Risks Relating to Our Jurisdiction of Incorporation in Switzerland

         Swiss laws differ from the laws in effect in the United States and may afford less protection to holders of Tyco's securities.

        Because of differences between Swiss law and U.S. state and federal laws and differences between the governing documents of Swiss companies and those incorporated in the U.S., it may not be possible to enforce in Switzerland, court judgments obtained in the United States against Tyco based on the civil liability provisions of the federal or state securities laws of the United States. As a result, in a lawsuit based on the civil liability provisions of the U.S. federal or state securities laws, U.S. investors may find it difficult to:

    effect service within the United States upon Tyco or its directors and officers located outside the United States;

    enforce judgments obtained against those persons in U.S. courts or in courts in jurisdictions outside the United States; and

    enforce against those persons in Switzerland, whether in original actions or in actions for the enforcement of judgments of U.S. courts, civil liabilities based solely upon the U.S. federal or state securities laws.

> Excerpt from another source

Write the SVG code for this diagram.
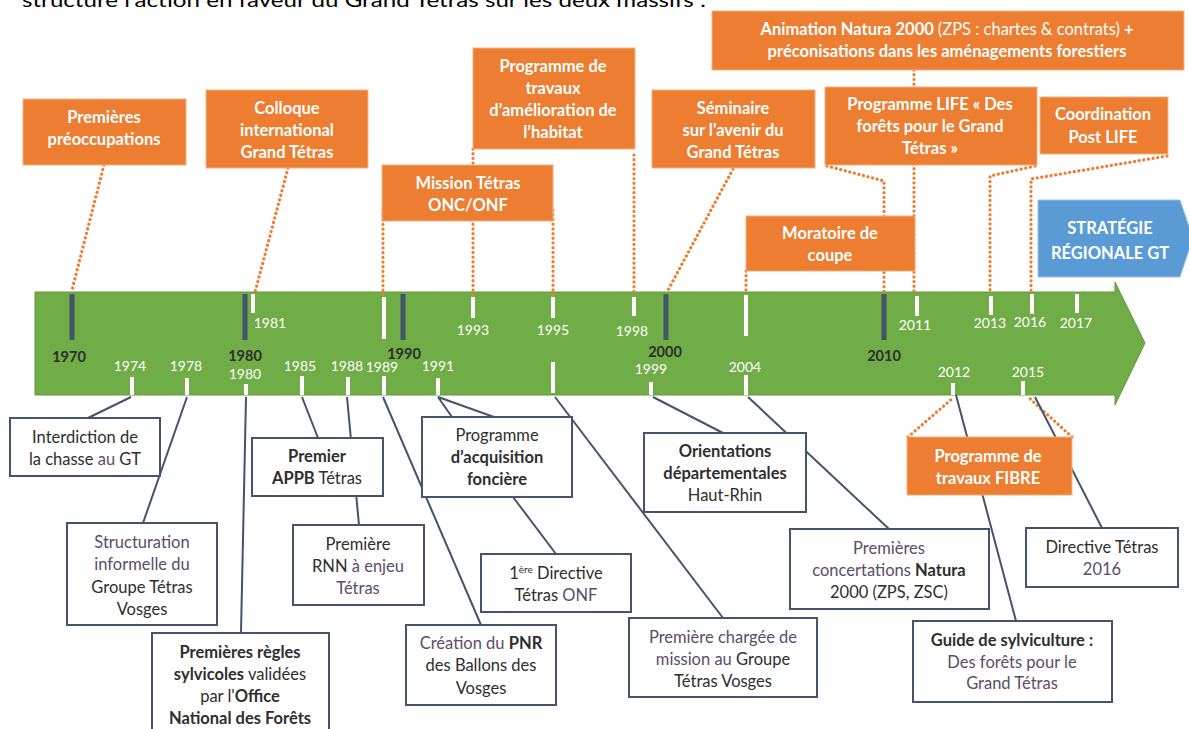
<svg xmlns="http://www.w3.org/2000/svg" width="1189" height="729" viewBox="0 0 1189 729">
<style>
text{font-family:Lato,"Open Sans","Liberation Sans",sans-serif}
.ob{fill:#ED7D31;stroke:#F4B183;stroke-width:1}
.ot{fill:#fff;font-size:16.5px;font-weight:700;text-anchor:middle}
.gb{fill:#fff;stroke:#44546A;stroke-width:2}
.gt{fill:#2e2e2e;font-size:16.5px;text-anchor:middle}
.lt{fill:#5c4c68}
.b{font-weight:700}
.n{font-weight:400}
.dot{fill:none;stroke:#ED7D31;stroke-width:3.2;stroke-linecap:round;stroke-dasharray:0.1 4.6}
.con{fill:none;stroke:#44546A;stroke-width:2}
.dk{stroke:#44546A;stroke-width:5}
.wt{stroke:#fff;stroke-width:4}
.yw{fill:#fff;font-size:14px;text-anchor:middle}
.yd{fill:#2e2e2e;font-size:14.5px;font-weight:700;text-anchor:middle}
</style>
<rect width="1189" height="729" fill="#fff"/>
<text x="22" y="7" font-family="Liberation Sans, Arial, sans-serif" font-size="20" fill="#000" textLength="684" lengthAdjust="spacingAndGlyphs">structure l'action en faveur du Grand Tétras sur les deux massifs :</text>

<g id="axis">
<polygon points="35,292 1115,292 1115,282 1145,343 1115,405 1115,395 35,395" fill="#70AD47" stroke="#5E9A3A" stroke-width="1"/>
<line class="dk" x1="72" y1="294" x2="72" y2="340"/>
<line class="dk" x1="245" y1="294" x2="245" y2="340"/>
<line class="dk" x1="403" y1="294" x2="403" y2="340"/>
<line class="dk" x1="666" y1="294" x2="666" y2="340"/>
<line class="dk" x1="884" y1="294" x2="884" y2="340"/>
<line class="wt" x1="253" y1="294" x2="253" y2="313"/>
<line class="wt" x1="384" y1="297" x2="384" y2="339"/>
<line class="wt" x1="473" y1="297" x2="473" y2="318"/>
<line class="wt" x1="553" y1="297" x2="553" y2="318"/>
<line class="wt" x1="634" y1="297" x2="634" y2="316"/>
<line class="wt" x1="746" y1="295" x2="746" y2="336"/>
<line class="wt" x1="917" y1="296" x2="917" y2="316"/>
<line class="wt" x1="991" y1="296" x2="991" y2="315"/>
<line class="wt" x1="1032" y1="294" x2="1032" y2="314"/>
<line class="wt" x1="1077" y1="294" x2="1077" y2="313"/>
<line class="wt" x1="132" y1="377" x2="132" y2="395"/>
<line class="wt" x1="187" y1="378" x2="187" y2="395"/>
<line class="wt" x1="246" y1="384" x2="246" y2="395"/>
<line class="wt" x1="302" y1="376" x2="302" y2="395"/>
<line class="wt" x1="348" y1="377" x2="348" y2="395"/>
<line class="wt" x1="384" y1="376" x2="384" y2="395"/>
<line class="wt" x1="438" y1="378" x2="438" y2="395"/>
<line class="wt" x1="553" y1="362" x2="553" y2="393"/>
<line class="wt" x1="651" y1="382" x2="651" y2="395"/>
<line class="wt" x1="746" y1="375" x2="746" y2="395"/>
<line class="wt" x1="953" y1="383" x2="953" y2="395"/>
<line class="wt" x1="1023" y1="381" x2="1023" y2="395"/>
<text class="yd" x="69" y="362">1970</text>
<text class="yd" x="245" y="361">1980</text>
<text class="yd" x="404" y="359">1990</text>
<text class="yd" x="665" y="357">2000</text>
<text class="yd" x="884" y="361">2010</text>
<text class="yw" x="270" y="328">1981</text>
<text class="yw" x="473" y="335">1993</text>
<text class="yw" x="553" y="335">1995</text>
<text class="yw" x="632" y="336">1998</text>
<text class="yw" x="915" y="330">2011</text>
<text class="yw" x="990" y="328">2013</text>
<text class="yw" x="1030" y="327">2016</text>
<text class="yw" x="1076" y="328">2017</text>
<text class="yw" x="130" y="371">1974</text>
<text class="yw" x="186" y="371">1978</text>
<text class="yw" x="245" y="379">1980</text>
<text class="yw" x="300" y="371">1985</text>
<text class="yw" x="347" y="371">1988</text>
<text class="yw" x="382" y="372">1989</text>
<text class="yw" x="438" y="371">1991</text>
<text class="yw" x="651" y="374">1999</text>
<text class="yw" x="745" y="372">2004</text>
<text class="yw" x="954" y="377">2012</text>
<text class="yw" x="1028" y="377">2015</text>
</g>

<g id="connectors">
<path class="dot" d="M104,165 L72,290"/>
<path class="dot" d="M288,168 L255,292"/>
<path class="dot" d="M383,215 L383,295"/>
<path class="dot" d="M473,149 L473,295"/>
<path class="dot" d="M553,210 L553,295"/>
<path class="dot" d="M634,155 L634,293"/>
<path class="dot" d="M733,169 L667,292"/>
<path class="dot" d="M746,271 L746,293"/>
<path class="dot" d="M914,70 L914,292"/>
<path class="dot" d="M827,166 L884,181 L884,292"/>
<path class="dot" d="M1035,166 L990,176 L990,292"/>
<path class="dot" d="M1167,156 L1031,179 L1031,292"/>
<path class="dot" d="M908,437 L953,398"/>
<path class="dot" d="M1072,437 L1027,396"/>
<path class="con" d="M131,397 L88,418"/>
<path class="con" d="M187,397 L143,523"/>
<path class="con" d="M246,397 L241,633"/>
<path class="con" d="M302,397 L318,438"/>
<path class="con" d="M347,397 L359,525"/>
<path class="con" d="M383,397 L481,625"/>
<path class="con" d="M438,397 L452,417 M438,397 L494,417"/>
<path class="con" d="M513,497 L556,554"/>
<path class="con" d="M555,397 L723,618"/>
<path class="con" d="M653,397 L723,433"/>
<path class="con" d="M748,397 L889,529"/>
<path class="con" d="M956,395 L1016,621"/>
<path class="con" d="M1035,397 L1102,528" stroke-width="1"/>
</g>

<g id="n-premieres-preoccupations">
<rect class="ob" x="23" y="99" width="163" height="66"/>
<text class="ot" x="104" y="123">Premières</text>
<text class="ot" x="104" y="145">préoccupations</text>
</g>
<g id="n-colloque">
<rect class="ob" x="206" y="90" width="162" height="78"/>
<text class="ot" x="287" y="114">Colloque</text>
<text class="ot" x="287" y="136">international</text>
<text class="ot" x="287" y="158">Grand Tétras</text>
</g>
<g id="n-programme-travaux">
<rect class="ob" x="473" y="48" width="162" height="101"/>
<text class="ot" x="553" y="72">Programme de</text>
<text class="ot" x="553" y="94">travaux</text>
<text class="ot" x="553" y="116">d’amélioration de</text>
<text class="ot" x="553" y="138">l’habitat</text>
</g>
<g id="n-mission">
<rect class="ob" x="382" y="165" width="171" height="56"/>
<text class="ot" x="468" y="189">Mission Tétras</text>
<text class="ot" x="468" y="211">ONC/ONF</text>
</g>
<g id="n-seminaire">
<rect class="ob" x="652" y="90" width="163" height="78"/>
<text class="ot" x="733" y="114">Séminaire</text>
<text class="ot" x="733" y="136">sur l'avenir du</text>
<text class="ot" x="733" y="158">Grand Tétras</text>
</g>
<g id="n-animation">
<rect class="ob" x="712" y="11" width="472" height="59"/>
<text class="ot" x="947" y="35">Animation Natura 2000 <tspan class="n">(ZPS : chartes &amp; contrats)</tspan> +</text>
<text class="ot" x="947" y="57">préconisations dans les aménagements forestiers</text>
</g>
<g id="n-life">
<rect class="ob" x="825" y="87" width="212" height="78"/>
<text class="ot" x="930" y="110">Programme LIFE « Des</text>
<text class="ot" x="930" y="132">forêts pour le Grand</text>
<text class="ot" x="930" y="154">Tétras »</text>
</g>
<g id="n-coordination">
<rect class="ob" x="1040" y="97" width="128" height="57"/>
<text class="ot" x="1103" y="120">Coordination</text>
<text class="ot" x="1103" y="143">Post LIFE</text>
</g>
<g id="n-moratoire">
<rect class="ob" x="746" y="216" width="169" height="55"/>
<text class="ot" x="830" y="239">Moratoire de</text>
<text class="ot" x="830" y="261">coupe</text>
</g>
<g id="n-strategie">
<polygon points="1038,200 1180,200 1193,238 1180,277 1038,277" fill="#5B9BD5" stroke="#9DC3E6" stroke-width="1"/>
<text class="ot" x="1110" y="234" font-size="17.5">STRATÉGIE</text>
<text class="ot" x="1110" y="259" font-size="17.5">RÉGIONALE GT</text>
</g>
<g id="n-fibre">
<rect class="ob" x="907" y="437" width="165" height="58"/>
<text class="ot" x="988" y="462">Programme de</text>
<text class="ot" x="988" y="484">travaux FIBRE</text>
</g>

<g id="n-interdiction">
<rect class="gb" x="10" y="418" width="150" height="58"/>
<text class="gt" x="85" y="443">Interdiction de</text>
<text class="gt" x="85" y="465">la chasse <tspan class="lt">au</tspan> GT</text>
</g>
<g id="n-structuration">
<rect class="gb" x="67" y="523" width="150" height="102"/>
<text class="gt lt" x="142" y="548">Structuration</text>
<text class="gt lt" x="142" y="570">informelle du</text>
<text class="gt" x="142" y="593">Groupe Tétras</text>
<text class="gt" x="142" y="615">Vosges</text>
</g>
<g id="n-regles">
<rect class="gb" x="152" y="633" width="177" height="110"/>
<text class="gt b" x="240" y="658">Premières règles</text>
<text class="gt" x="240" y="680"><tspan class="b">sylvicoles</tspan> validées</text>
<text class="gt" x="240" y="702">par l'<tspan class="b">Office</tspan></text>
<text class="gt b" x="240" y="724">National des Forêts</text>
</g>
<g id="n-appb">
<rect class="gb" x="252" y="438" width="131" height="58"/>
<text class="gt b" x="317" y="462">Premier</text>
<text class="gt" x="317" y="484"><tspan class="b">APPB</tspan> Tétras</text>
</g>
<g id="n-rnn">
<rect class="gb" x="293" y="525" width="131" height="80"/>
<text class="gt" x="358" y="550">Première</text>
<text class="gt" x="358" y="572">RNN <tspan class="lt">à enjeu</tspan></text>
<text class="gt lt" x="358" y="594">Tétras</text>
</g>
<g id="n-acquisition">
<rect class="gb" x="422" y="417" width="150" height="80"/>
<text class="gt" x="497" y="441">Programme</text>
<text class="gt b" x="497" y="463">d’acquisition</text>
<text class="gt b" x="497" y="485">foncière</text>
</g>
<g id="n-directive1">
<rect class="gb" x="481" y="554" width="150" height="58"/>
<text class="gt" x="556" y="579">1<tspan font-size="10" dy="-6">ère</tspan><tspan dy="6"> Directive</tspan></text>
<text class="gt" x="556" y="601">Tétras <tspan class="lt">ONF</tspan></text>
</g>
<g id="n-pnr">
<rect class="gb" x="406" y="625" width="150" height="80"/>
<text class="gt" x="481" y="649"><tspan class="lt">Création du </tspan><tspan class="b">PNR</tspan></text>
<text class="gt" x="481" y="671">des Ballons des</text>
<text class="gt" x="481" y="694">Vosges</text>
</g>
<g id="n-chargee">
<rect class="gb" x="629" y="618" width="188" height="79"/>
<text class="gt lt" x="723" y="643">Première chargée de</text>
<text class="gt" x="723" y="665"><tspan class="lt">mission au </tspan>Groupe</text>
<text class="gt" x="723" y="687">Tétras Vosges</text>
</g>
<g id="n-orientations">
<rect class="gb" x="644" y="433" width="162" height="79"/>
<text class="gt b" x="725" y="457">Orientations</text>
<text class="gt b" x="725" y="479">départementales</text>
<text class="gt" x="725" y="501">Haut-Rhin</text>
</g>
<g id="n-concertations">
<rect class="gb" x="790" y="529" width="199" height="80"/>
<text class="gt lt" x="889" y="554">Premières</text>
<text class="gt" x="889" y="576"><tspan class="lt">concertations </tspan><tspan class="b">Natura</tspan></text>
<text class="gt" x="889" y="598">2000 (ZPS, ZSC)</text>
</g>
<g id="n-guide">
<rect class="gb" x="913" y="621" width="199" height="81"/>
<text class="gt b" x="1012" y="646">Guide de sylviculture :</text>
<text class="gt lt" x="1012" y="668">Des forêts pour le</text>
<text class="gt lt" x="1012" y="689">Grand Tétras</text>
</g>
<g id="n-directive2016">
<rect class="gb" x="1026" y="528" width="152" height="59"/>
<text class="gt" x="1102" y="553">Directive Tétras</text>
<text class="gt lt" x="1102" y="575">2016</text>
</g>
</svg>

        Original actions against persons in Switzerland based solely upon the U.S. federal or state securities laws are governed, among other things, by the principles set forth in the Swiss Federal Act on International Private Law. This statute provides that the application of provisions of non-Swiss law by the courts in Switzerland shall be precluded if the result was incompatible with Swiss public policy. Also, mandatory provisions of Swiss law may be applicable regardless of any other law that would otherwise apply.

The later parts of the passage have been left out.